Dalle ceneri al futuro: la seconda vita delle centrali a carbone e non. Cosa accadrà a Civitavecchia e Montalto di Castro

Ex impianti a carbone diventano parchi, hub turistici e poli green: l’Italia ripensa il paesaggio energetico tra demolizioni spettacolari e rinascite sostenibili

Dove un tempo si produceva energia bruciando carbone o olio combustibile, oggi si immaginano sentieri nel verde, spazi per il co-working, poli turistici e impianti alimentati da fonti rinnovabili. L’Italia si prepara a voltare pagina con il phase-out dal carbone e, insieme alla transizione energetica, prende forma anche una rigenerazione urbana e industriale su larga scala. Le ex centrali termoelettriche, simbolo di un’epoca, si trasformano in laboratori di futuro.

È il caso della miniera di Santa Barbara a Cavriglia, in Toscana, la più grande a cielo aperto d’Italia, dove per mezzo secolo si è estratta lignite. Oggi, quell’area, che per decenni ha contribuito a sostenere la domanda energetica nazionale, è entrata ufficialmente in una nuova era. Percorsi ambientali, impianti forestali e turismo sostenibile prendono il posto degli escavatori. Un cambiamento radicale, che restituisce il paesaggio alla comunità e lo riconsegna alla natura.

Anche a Brindisi si immagina un futuro diverso per l’ex centrale a carbone di Cerano. Al Ministero delle Imprese e del Made in Italy (Mimit) sono già arrivate 50 manifestazioni di interesse per la riconversione dell’area. I progetti spaziano dall’energia rinnovabile alla logistica, passando per l’ICT, l’aeronautica, l’agroalimentare, la cantieristica navale e il turismo. Il tutto sotto il coordinamento di un comitato guidato dal Mimit, che lavora per definire un piano strategico condiviso con gli attori locali. L’obiettivo è chiaro: dare vita a un nuovo modello di sviluppo sostenibile, da concretizzare con un accordo di programma.

Una trasformazione simile riguarda l’ex centrale Enel di Tor del Sale a Piombino, attiva dal 1977 fino al 2012 e ufficialmente dismessa nel 2015. Le operazioni di demolizione sono iniziate nel 2021 e termineranno entro il 2025. Tra i momenti simbolo, la rimozione prevista per ottobre 2024 delle due ciminiere da 195 metri, che per decenni hanno dominato il paesaggio del golfo toscano. Al loro posto sorgerà un hub dedicato al turismo sostenibile, con strutture per attività all’aria aperta, nautica e svago.

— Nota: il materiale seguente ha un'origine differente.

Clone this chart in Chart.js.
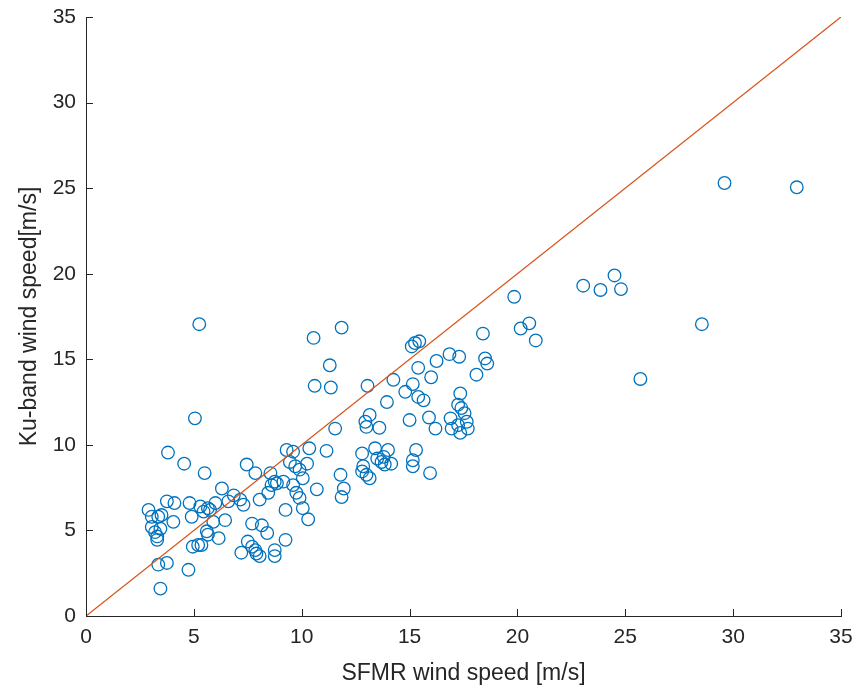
<!DOCTYPE html>
<html>
<head>
<meta charset="utf-8">
<script src="https://cdn.jsdelivr.net/npm/chart.js@4"></script>
<style>
  html, body { margin: 0; padding: 0; background: #fff; }
  #wrap { width: 856px; height: 691px; }
</style>
</head>
<body>
<div id="wrap"><canvas id="myChart" width="856" height="691"></canvas></div>
<script>
// SFMR (x) and Ku-band (y) wind speeds, m/s
var sfmr = [2.9, 3.05, 3.35, 3.5, 3.75, 4.1, 4.05, 3.05, 3.2, 3.3, 3.3, 3.45, 4.8, 4.9, 5.3, 5.45, 5.65, 4.95, 5.2, 5.65,
  3.35, 3.75, 4.75, 3.45, 5.5, 6.3, 6.85, 7.15, 7.3, 6.6, 6.0, 5.75, 6.45, 5.9,
  8.05, 8.45, 8.6, 5.6, 6.15, 5.35, 7.7, 8.15, 8.4, 7.5, 7.7, 7.85, 7.9, 8.05, 7.2, 8.75, 9.25, 8.75,
  7.45, 7.85, 8.55, 8.75, 8.85, 4.55, 3.8, 5.05, 5.25,
  9.3, 9.6, 10.35, 11.15, 9.45, 9.7, 9.9, 10.25, 9.15, 9.6, 10.05, 9.75, 9.9, 9.25, 10.05, 10.3, 10.7, 11.8, 11.95, 11.85,
  12.8, 13.4, 14.0, 13.5, 13.7, 14.15, 12.85, 12.8, 13.0, 13.15, 13.8, 13.85,
  13.15, 12.95, 13.0, 13.6, 11.55,
  10.55, 11.85, 11.3, 10.6, 11.35, 13.05,
  15.1, 15.25, 15.45, 16.25, 16.85, 17.3, 18.5, 18.6, 18.1, 18.4, 15.4, 16.0, 14.25, 15.15, 14.8, 15.4, 15.65, 13.95,
  17.35, 17.25, 17.4, 17.55, 16.9, 17.65, 17.7, 16.95, 17.35, 17.25, 15.0, 15.9, 16.2,
  15.3, 15.15, 15.15, 15.95,
  19.85, 23.05, 23.85, 24.5, 24.8, 28.55, 25.7, 20.15, 20.55, 20.85, 29.6, 32.95];
var ku = [6.2, 5.8, 5.8, 5.9, 6.7, 6.6, 5.5, 5.2, 4.9, 4.65, 4.45, 5.1, 6.6, 5.8, 6.4, 6.1, 6.3, 4.05, 4.15, 4.75,
  3.0, 3.1, 2.7, 1.6, 8.35, 7.45, 7.05, 6.8, 6.5, 6.7, 6.6, 6.2, 5.6, 5.5,
  6.8, 7.2, 7.65, 4.95, 4.55, 4.15, 5.4, 5.3, 4.85, 4.35, 4.05, 3.85, 3.65, 3.5, 3.7, 3.85, 4.45, 3.5,
  8.85, 8.35, 8.35, 7.85, 7.75, 8.9, 9.55, 11.55, 17.05,
  9.7, 9.6, 9.8, 9.65, 9.0, 8.75, 8.55, 8.9, 7.85, 7.65, 8.05, 7.2, 6.9, 6.2, 6.3, 5.65, 7.4, 8.25, 7.45, 6.95,
  9.5, 9.8, 9.7, 9.2, 9.0, 8.9, 8.75, 8.45, 8.25, 8.05, 9.3, 8.85,
  11.75, 11.35, 11.05, 11.0, 10.95,
  16.25, 16.85, 14.65, 13.45, 13.35, 13.45,
  15.75, 15.95, 16.05, 14.9, 15.3, 15.15, 15.05, 14.75, 14.1, 16.5, 14.5, 13.95, 13.8, 13.55, 13.1, 12.8, 12.6, 12.5,
  13.0, 12.35, 12.15, 11.85, 11.55, 11.35, 10.95, 10.95, 10.7, 11.15, 11.45, 11.6, 10.95,
  9.7, 9.1, 8.75, 8.35,
  18.65, 19.3, 19.05, 19.9, 19.1, 17.05, 13.85, 16.8, 17.1, 16.1, 25.3, 25.05];
var tickValues = [0, 5, 10, 15, 20, 25, 30, 35];
var axisMin = 0, axisMax = 35;

var points = sfmr.map(function (x, i) { return {x: x, y: ku[i]}; });
var fontFamily = '"Liberation Sans", Arial, sans-serif';
var axisColor = '#262626';

// MATLAB-style ticks that point into the plot area
var innerTicks = {
    id: 'innerTicks',
    afterDraw: function (chart) {
        var c = chart.ctx, xs = chart.scales.x, ys = chart.scales.y;
        var len = 7;
        c.save();
        c.strokeStyle = axisColor;
        c.lineWidth = 1;
        c.beginPath();
        tickValues.forEach(function (v) {
            var px = Math.round(xs.getPixelForValue(v)) + 0.5;
            c.moveTo(px, ys.bottom);
            c.lineTo(px, ys.bottom - len);
            var py = Math.round(ys.getPixelForValue(v)) + 0.5;
            c.moveTo(xs.left, py);
            c.lineTo(xs.left + len, py);
        });
        c.stroke();
        c.restore();
    }
};

function fixedTicks(s) {
    s.ticks = tickValues.map(function (v) { return {value: v}; });
}

var ctx = document.getElementById('myChart').getContext('2d');
var myChart = new Chart(ctx, {
    data: {
        datasets: [{
            type: 'line',
            data: [{x: axisMin, y: axisMin}, {x: axisMax, y: axisMax}], // 1:1 reference line
            borderColor: '#D95319',
            borderWidth: 1.3,
            pointRadius: 0,
            fill: false
        }, {
            type: 'scatter',
            data: points,
            pointStyle: 'circle',
            pointRadius: 6.3,
            borderWidth: 1.3,
            borderColor: '#0072BD',
            backgroundColor: 'rgba(0,0,0,0)'
        }]
    },
    options: {
        responsive: false,
        animation: false,
        events: [],
        layout: {padding: {left: 0, right: 15, top: 17, bottom: 0}},
        plugins: {legend: {display: false}, tooltip: {enabled: false}},
        scales: {
            x: {
                type: 'linear',
                min: axisMin, max: axisMax,
                afterBuildTicks: fixedTicks,
                afterFit: function (s) { s.height = 75; s.paddingLeft = 0; s.paddingRight = 0; },
                grid: {display: false, drawTicks: false},
                border: {display: true, color: axisColor, width: 1},
                ticks: {color: axisColor, padding: 9, maxRotation: 0, font: {family: fontFamily, size: 21}},
                title: {display: true, text: 'SFMR wind speed [m/s]', color: axisColor,
                    font: {family: fontFamily, size: 23}, padding: {top: 0, bottom: 4}}
            },
            y: {
                type: 'linear',
                min: axisMin, max: axisMax,
                afterBuildTicks: fixedTicks,
                afterFit: function (s) { s.width = 86; s.paddingTop = 0; s.paddingBottom = 0; },
                grid: {display: false, drawTicks: false},
                border: {display: true, color: axisColor, width: 1},
                ticks: {color: axisColor, padding: 10, font: {family: fontFamily, size: 21}},
                title: {display: true, text: 'Ku-band wind speed[m/s]', color: axisColor,
                    font: {family: fontFamily, size: 23}, padding: {top: 16, bottom: 0}}
            }
        }
    },
    plugins: [innerTicks]
});
</script>
</body>
</html>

La stessa visione guida il futuro delle centrali di La Spezia e Civitavecchia. Per quest’ultima è in corso una procedura pubblica per raccogliere proposte e definire un piano di riconversione dell’intera area. Anche in questo caso, il modello di riferimento è quello di Brindisi: concertazione tra istituzioni, imprese e territori, per un rilancio che guardi alla sostenibilità e all’occupazione di lungo termine.

Più complessa la situazione della centrale di Sulcis, in Sardegna: il phase-out, previsto entro il 2027, è subordinato alla realizzazione del Tyrrhenian Link, il collegamento elettrico sottomarino tra l’isola e la penisola che garantirà la sicurezza energetica della regione.

E poi c’è Montalto di Castro, nel Lazio, con la sua centrale “Alessandro Volta”. Nata per ospitare un impianto nucleare mai completato, ha visto alternarsi impianti a olio e gas. Oggi, però, guarda a un futuro alimentato dal sole. Nell’area sono già in corso le demolizioni dei vecchi gruppi a olio e si lavora alla realizzazione di un impianto fotovoltaico e sistemi di accumulo energetico. I turbogas rimasti verranno rinnovati e resi più efficienti, a supporto della stabilità della rete.

Le centrali del passato si preparano così a diventare protagoniste del futuro. Un futuro che parla di energia pulita, innovazione, lavoro e nuove opportunità per i territori. La transizione ecologica, in Italia, passa anche da qui: dalla riconversione intelligente dei luoghi simbolo dell’energia fossile in spazi a misura d’uomo, aperti all’ambiente e al domani.